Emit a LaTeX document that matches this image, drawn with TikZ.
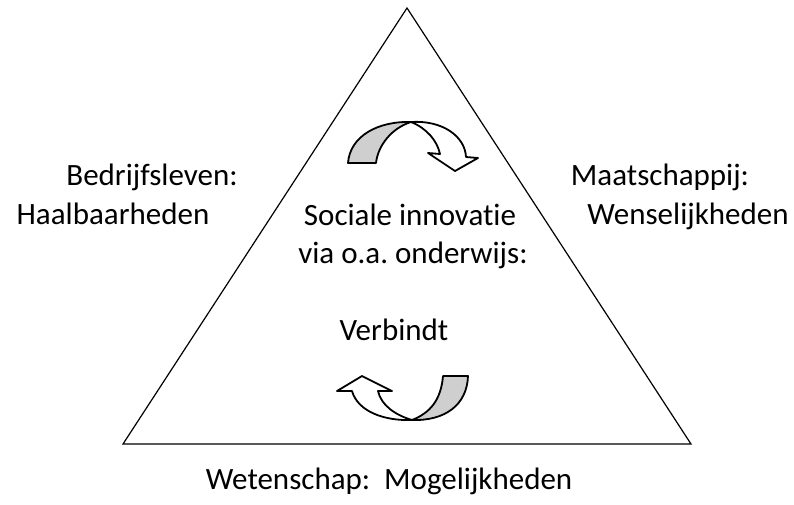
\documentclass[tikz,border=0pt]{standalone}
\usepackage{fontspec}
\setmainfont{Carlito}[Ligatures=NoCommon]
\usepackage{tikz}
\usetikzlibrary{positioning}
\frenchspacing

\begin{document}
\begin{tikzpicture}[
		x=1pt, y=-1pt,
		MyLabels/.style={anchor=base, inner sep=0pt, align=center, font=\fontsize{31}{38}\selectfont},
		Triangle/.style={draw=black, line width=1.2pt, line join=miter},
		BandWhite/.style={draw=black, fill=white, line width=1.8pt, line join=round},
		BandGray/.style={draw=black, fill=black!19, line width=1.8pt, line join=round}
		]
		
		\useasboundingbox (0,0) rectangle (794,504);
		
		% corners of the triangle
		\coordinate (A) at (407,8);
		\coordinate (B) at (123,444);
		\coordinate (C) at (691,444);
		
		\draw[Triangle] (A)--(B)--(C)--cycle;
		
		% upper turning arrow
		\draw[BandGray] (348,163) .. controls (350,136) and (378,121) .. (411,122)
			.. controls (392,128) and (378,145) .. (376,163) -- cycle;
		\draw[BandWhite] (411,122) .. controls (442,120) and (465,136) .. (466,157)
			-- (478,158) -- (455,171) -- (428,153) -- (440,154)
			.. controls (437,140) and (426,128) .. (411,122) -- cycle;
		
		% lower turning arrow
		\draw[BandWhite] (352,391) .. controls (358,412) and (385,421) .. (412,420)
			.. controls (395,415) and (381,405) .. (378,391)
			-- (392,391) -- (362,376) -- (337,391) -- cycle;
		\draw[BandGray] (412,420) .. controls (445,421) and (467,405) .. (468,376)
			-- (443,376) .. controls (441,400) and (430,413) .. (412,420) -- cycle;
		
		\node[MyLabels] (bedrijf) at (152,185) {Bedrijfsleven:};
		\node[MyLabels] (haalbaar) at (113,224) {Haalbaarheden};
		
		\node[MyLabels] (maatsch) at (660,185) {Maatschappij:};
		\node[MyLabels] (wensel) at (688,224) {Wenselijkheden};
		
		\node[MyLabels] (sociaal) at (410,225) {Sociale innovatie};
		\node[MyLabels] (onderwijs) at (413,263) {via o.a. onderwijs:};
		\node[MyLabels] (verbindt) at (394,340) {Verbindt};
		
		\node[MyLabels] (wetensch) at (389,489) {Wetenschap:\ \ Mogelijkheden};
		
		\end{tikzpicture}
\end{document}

##############################

* Exercise directions
Repeat only what lies between the start of the data and the end of the line containing "(411,122) -- cycle;", exactly, with pictures left out.

* Result for this task
Emit a LaTeX document that matches this image, drawn with TikZ.
\documentclass[tikz,border=0pt]{standalone}
\usepackage{fontspec}
\setmainfont{Carlito}[Ligatures=NoCommon]
\usepackage{tikz}
\usetikzlibrary{positioning}
\frenchspacing

\begin{document}
\begin{tikzpicture}[
		x=1pt, y=-1pt,
		MyLabels/.style={anchor=base, inner sep=0pt, align=center, font=\fontsize{31}{38}\selectfont},
		Triangle/.style={draw=black, line width=1.2pt, line join=miter},
		BandWhite/.style={draw=black, fill=white, line width=1.8pt, line join=round},
		BandGray/.style={draw=black, fill=black!19, line width=1.8pt, line join=round}
		]
		
		\useasboundingbox (0,0) rectangle (794,504);
		
		% corners of the triangle
		\coordinate (A) at (407,8);
		\coordinate (B) at (123,444);
		\coordinate (C) at (691,444);
		
		\draw[Triangle] (A)--(B)--(C)--cycle;
		
		% upper turning arrow
		\draw[BandGray] (348,163) .. controls (350,136) and (378,121) .. (411,122)
			.. controls (392,128) and (378,145) .. (376,163) -- cycle;
		\draw[BandWhite] (411,122) .. controls (442,120) and (465,136) .. (466,157)
			-- (478,158) -- (455,171) -- (428,153) -- (440,154)
			.. controls (437,140) and (426,128) .. (411,122) -- cycle;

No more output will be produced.